* SHORT TASK:
Output the first line of the listing and each line after it, up to and including the line that contains "from matplotlib.lines import Line2D", exactly as written, minus the pictures.

(begin)

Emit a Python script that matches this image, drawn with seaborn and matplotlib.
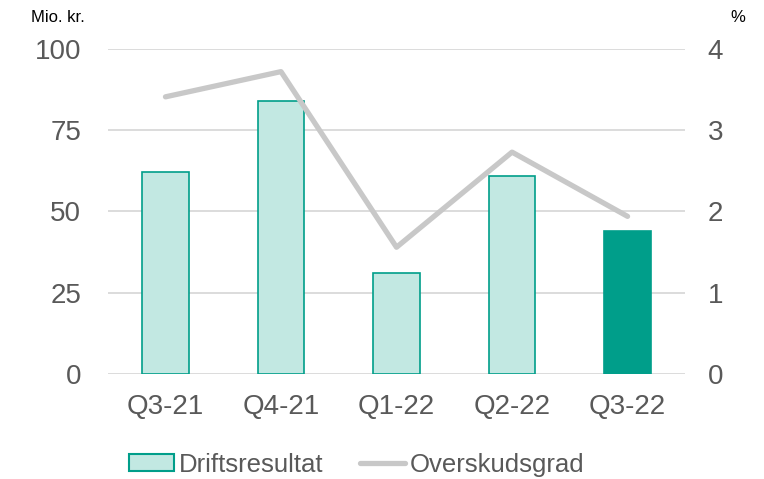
import pandas as pd
import numpy as np
import matplotlib
matplotlib.use("Agg")
import matplotlib.pyplot as plt
import seaborn as sns
from matplotlib.patches import Patch
from matplotlib.lines import Line2D

# data
quarters = ["Q3-21", "Q4-21", "Q1-22", "Q2-22", "Q3-22"]
driftsresultat = [62, 84, 31, 61, 44]          # Mio. kr.
overskudsgrad = [3.41, 3.72, 1.56, 2.73, 1.94]  # %

LIGHT = "#C2E8E2"
TEAL = "#009E8A"
GREY_LINE = "#C8C8C8"
GRID = "#D9D9D9"
TXT = "#595959"

sns.set_theme(style="white")
plt.rcParams["font.family"] = ["Liberation Sans", "DejaVu Sans"]

df = pd.DataFrame({"quarter": quarters, "drift": driftsresultat, "margin": overskudsgrad})

fig = plt.figure(figsize=(7.64, 4.79), dpi=100)
ax = fig.add_axes([0.141, 0.219, 0.756, 0.679])

bar_colors = [LIGHT] * (len(quarters) - 1) + [TEAL]
sns.barplot(data=df, x="quarter", y="drift", hue="quarter", palette=bar_colors,
            legend=False, width=0.4, ax=ax, saturation=1)
for p in ax.patches:
    p.set_edgecolor(TEAL)
    p.set_linewidth(1.2)

ax.set_ylim(0, 100)
ax.set_yticks([0, 25, 50, 75, 100])
ax.set_xlim(-0.5, 4.5)
ax.yaxis.grid(True, color=GRID, linewidth=1.3)
ax.set_axisbelow(True)
for s in ax.spines.values():
    s.set_visible(False)
ax.set_xlabel("")
ax.set_ylabel("")
ax.tick_params(axis="y", length=0, pad=19, labelsize=20, labelcolor=TXT)
ax.tick_params(axis="x", length=0, pad=14, labelsize=20, labelcolor=TXT)

ax2 = ax.twinx()
sns.lineplot(data=df, x="quarter", y="margin", ax=ax2, color=GREY_LINE,
             linewidth=3.8, sort=False, solid_capstyle="round")
ax2.set_ylim(0, 4)
ax2.set_yticks([0, 1, 2, 3, 4])
ax2.set_xlim(-0.5, 4.5)
for s in ax2.spines.values():
    s.set_visible(False)
ax2.set_ylabel("")
ax2.tick_params(axis="y", length=0, pad=16, labelsize=20, labelcolor=TXT)
ax2.grid(False)

fig.text(0.041, 0.963, "Mio. kr.", fontsize=12, color="black", va="center", ha="left")
fig.text(0.966, 0.963, "%", fontsize=12, color="black", va="center", ha="center")

handles = [
    Patch(facecolor=LIGHT, edgecolor=TEAL, linewidth=1.5, label="Driftsresultat"),
    Line2D([0], [0], color=GREY_LINE, linewidth=3.8, solid_capstyle="round", label="Overskudsgrad"),
]
fig.legend(handles=handles, loc="center", bbox_to_anchor=(0.467, 0.03), ncol=2,
           frameon=False, fontsize=18.5, labelcolor=TXT, handlelength=1.75,
           handleheight=0.6, handletextpad=0.2, columnspacing=1.4, borderaxespad=0)

fig.savefig("out.png", dpi=100)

(end)

* TASK SOLUTION:
Emit a Python script that matches this image, drawn with seaborn and matplotlib.
import pandas as pd
import numpy as np
import matplotlib
matplotlib.use("Agg")
import matplotlib.pyplot as plt
import seaborn as sns
from matplotlib.patches import Patch
from matplotlib.lines import Line2D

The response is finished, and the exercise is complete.